Au mois de juin dernier, il devient ministre de l'intérieur. Jour par jour, heure par heure, les difficultés l'assaillent; les critiques ne lui sont pas épargnées, malgré ce qu'il y a d’écrasant dans sa tâche. Messieurs, pour bien juger, il faut bien comprendre. Les conflits intérieurs qui avaient engendré tant de trouble, des convulsions qui avaient provoqué, elles aussi, de cruelles blessures, la difficulté économique, en bien des points l'exiguïté des salaires, la fièvre même du succès et de l'espoir ont mis dans les esprits un tumulte qu'il fallait confier à la sagesse plus qu'à la' force le soin d'apaiser. (Applaudissements.) Sans doute, c'est la loi qui doit avoir le dernier mot. Rien ne servirait de forger des textes nouveaux si l'ensemble de la législation ne devait être respecté.
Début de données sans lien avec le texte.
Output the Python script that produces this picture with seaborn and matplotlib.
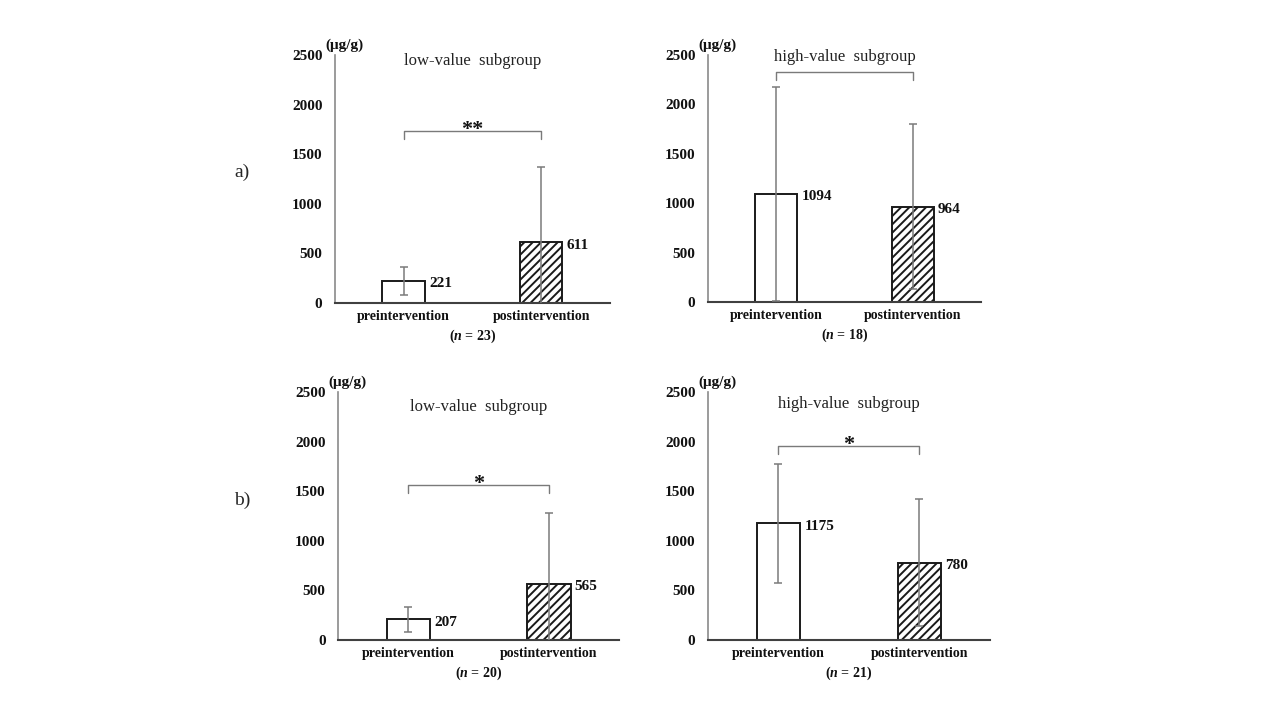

Nous ne devons cesser de dire à notre peuple que la meilleure façon de lutter contre la contagion de la dictature est de prouver que les disciplines de la liberté donnent, pour l'ordre, de meilleurs résultats que les sommations de la tyrannie. (Vifs applaudissements.) Mais, pour franchir une période redoutable, il fallait du tact, des ménagements, une prudence intelligente et Roger Salengro mérite à son tour cette justice qu'il n'a pas eu de sang français sur les mains (Nouveaux applaudissements.)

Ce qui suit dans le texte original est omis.